The silly and surreal met the seriously groovy at the 9th Annual Wintercourse. The single-night, multi-artist musical event was presented by Brooklyn electro-funk band Cousin Earth. The historic, hole-in-the-wall Knitting factory hosted the event for the fourth time in a row. This year’s Wintercourse went off with aplomb, delivering the musical goods four times over. Pennsylvania psychedelic punk band Medusa’s Disco opened things up. Additionally, Of Clocks and Clouds performed next, while the legendary jam band The Breakfast headlined the evening. Cousin Earth themselves also performed a complete set in addition to hosting the event.
Medusa’s Disco revved up the beginning of the night with an immediate smattering of fearlessly intense music. Donned in devil horns and Willy Wonka spectacles, the members whipped across head-spinning riffs and cool, classic rock-style melodies. Medusa’s Disco presented a kind of feel-so-bad-it-feels-good rock and roll. A song like “Painters Painting Paintings,” a new song from the band, gives a great example of their essence: punk rock updated sonically for the modern age, without losing the raw spirit of the genre.
Of Clocks And Clouds performed at a hometown venue in Knitting Factory. Their set received fantastic enthusiasm from the crowd. The psychedelic metal quartet tapped into some vibrant improvisation for their performance. They played a few songs that were outright inspirational in their climactic peaks. One in particular was “Who I Am,” which managed to mutate its catchy chorus and composition into a terrifically bright and uplifting jam.
Many anticipated a collaboration somewhere on this stacked lineup for Wintercourse 9. Cousin Earth’s ukulele lead Joey Calfa made that happen here in the Clocks set. He joined the band on a great version of “Hey Joe,” for which he shared in a sweet guitar shredding session with OCAC’s Tom Salgo. Calfa, for anybody who for some reason is unaware, is a Jedi on his instrument, at danger of ripping holes in time and space when he really gets going on a ukulele solo. But OCAC’s Tom and his brother Joe Salgo are confidently apt guitar players themselves, and they both delivered their own righteous lead solos back and forth.

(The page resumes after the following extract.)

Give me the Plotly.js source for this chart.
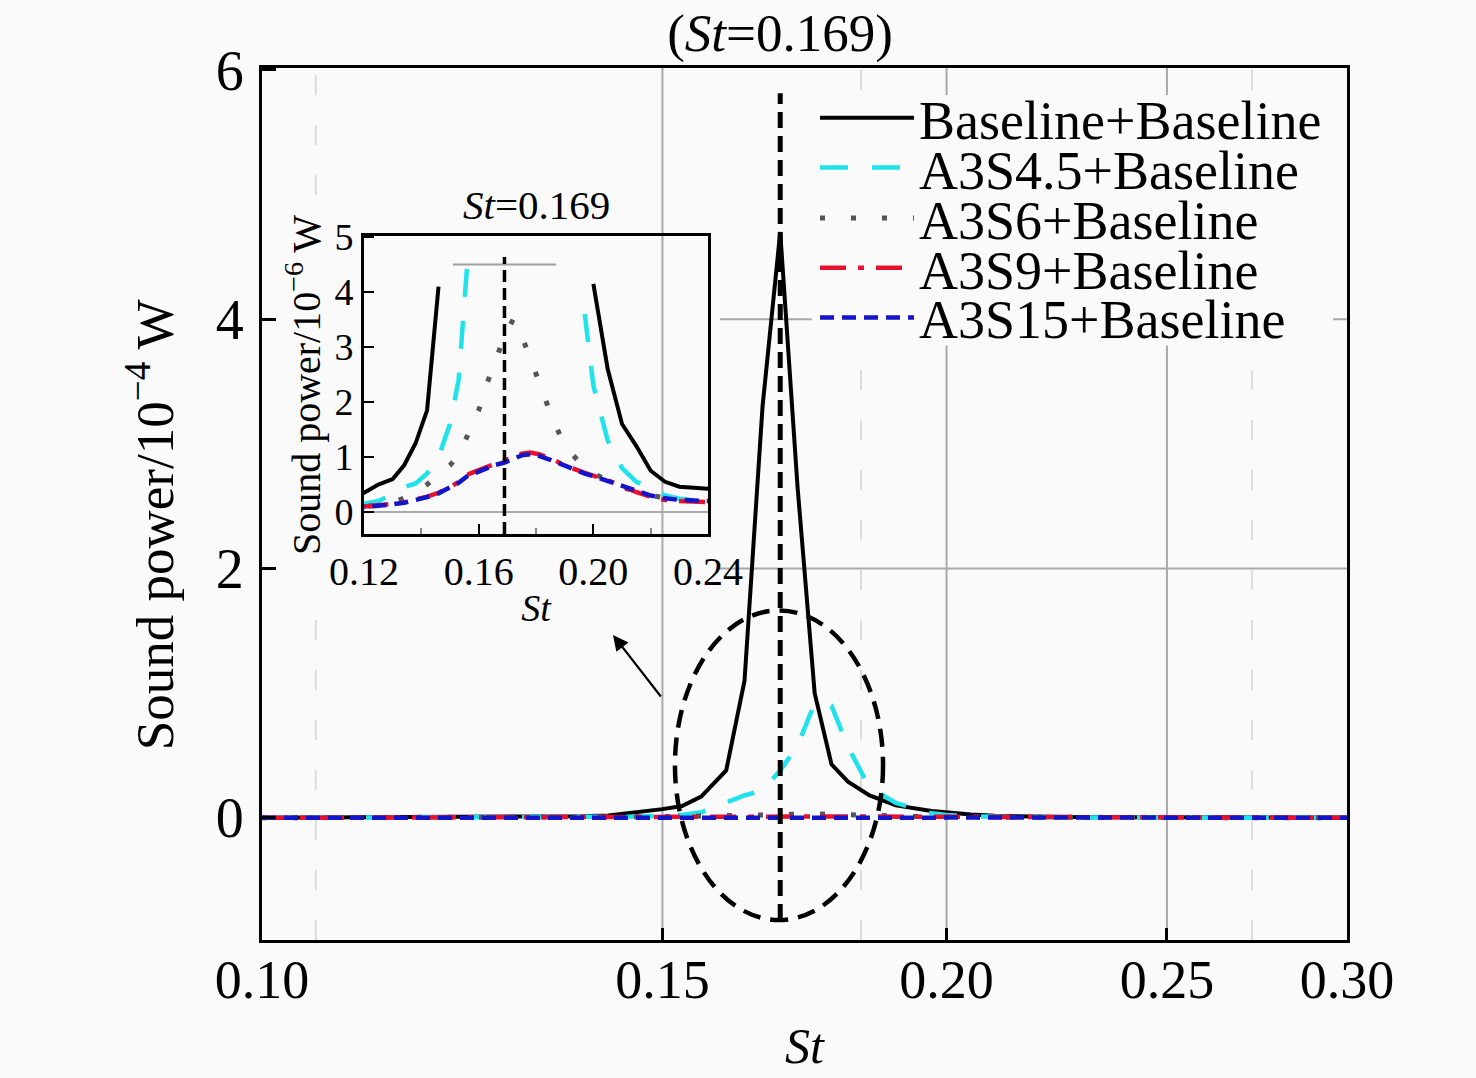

Perhaps Cousin Earth followed the lead of Of Clocks and Clouds (who wrapped things up with Pink Floyd’s “Time”), for they opened their own performance with a take on “Great Gig In The Sky,” a rare and pretty cool choice for a set opener. Then they dove into their own music and things got groovy real fast. “Burnin’ Up For You” was a great blues-funk number that showcased the insatiable voice of the band’s lead vocalist Melissa Raye. By the time the band led the room through a meticulously played, futuristic-sounding disco rock groove, Knitting Factory took the spirit of Wintercourse 9 and ran away with it.
Prodded on by the ultimate ringmaster/troublemaker, Medusa’s Disco guitarist Wynton Huddle, the show which was musically splendid now became physically and visually joyful.
The Snowball Fight, Aliens, and More
Huddle snuck on stage in the middle of Cousin Earth’s jam and unleashed dozens of styrofoam “snowballs” into the crowd. A snowball fight occurred between crowd goers and members of Cousin Earth. The spontaneous snowball fight lasted for the entirety of their song. A unicorn making its way onto stage and men in alien and dinosaur costumes dancing in the audience threw the careless whimsy of Wintercourse over the cliff. As the craziness wound down, Cousin Earth’s members sang sweetly into the mic repeating: “Mr. Alien, please don’t kill us. Please don’t kill us, Mr. Alien.” This segment takes its name from the band’s most recent studio album, Please Don’t Kill Us, released in April of 2019.
“Okay, here’s a fish song.” For their finish, the Brooklyn ukelele-led rockers threw down an incredibly unique and formidable version of Heart’s “Barracuda”. The night pointed straight towards a high-reigning set from The Breakfast. The band consists of four unmatchable players: guitarist Tim Palmeri, drummer Adrian Tromontano, bassist Chris DeAngelis, as well as keyboard player Jordan Giangreco, who gets invited regularly to play with far too many notable bands to count. “I’d say these guys are my guilty pleasure, but I don’t feel guilty about it at all. They’re just my pleasure,” introduced Cousin Earth bassist Corey J. Feldman, who was acting as MC for the evening.
The Closing Act – Final Thoughts
Furthermore, the short set from The Breakfast was a ballistic sprint from start to finish. Those aware of the northeast jam scene know that fast and furious is the only way how to do it. No matter the time, place, or conditions, it will always be a masterclass in how to shred.
Nevertheless, the band played versions of their classic hits in this closing set, including a version of “Over Exposure”. The musically focused song, worked through varying sections of tempo and melody with the maximum tightness. The song hit at the same level of supersonic barbarity as all the other jams produced throughout the night. Lastly, fans cheered on The Breakfast’s following cover of “Teenage Wasteland” as they screamed along to the lyrics.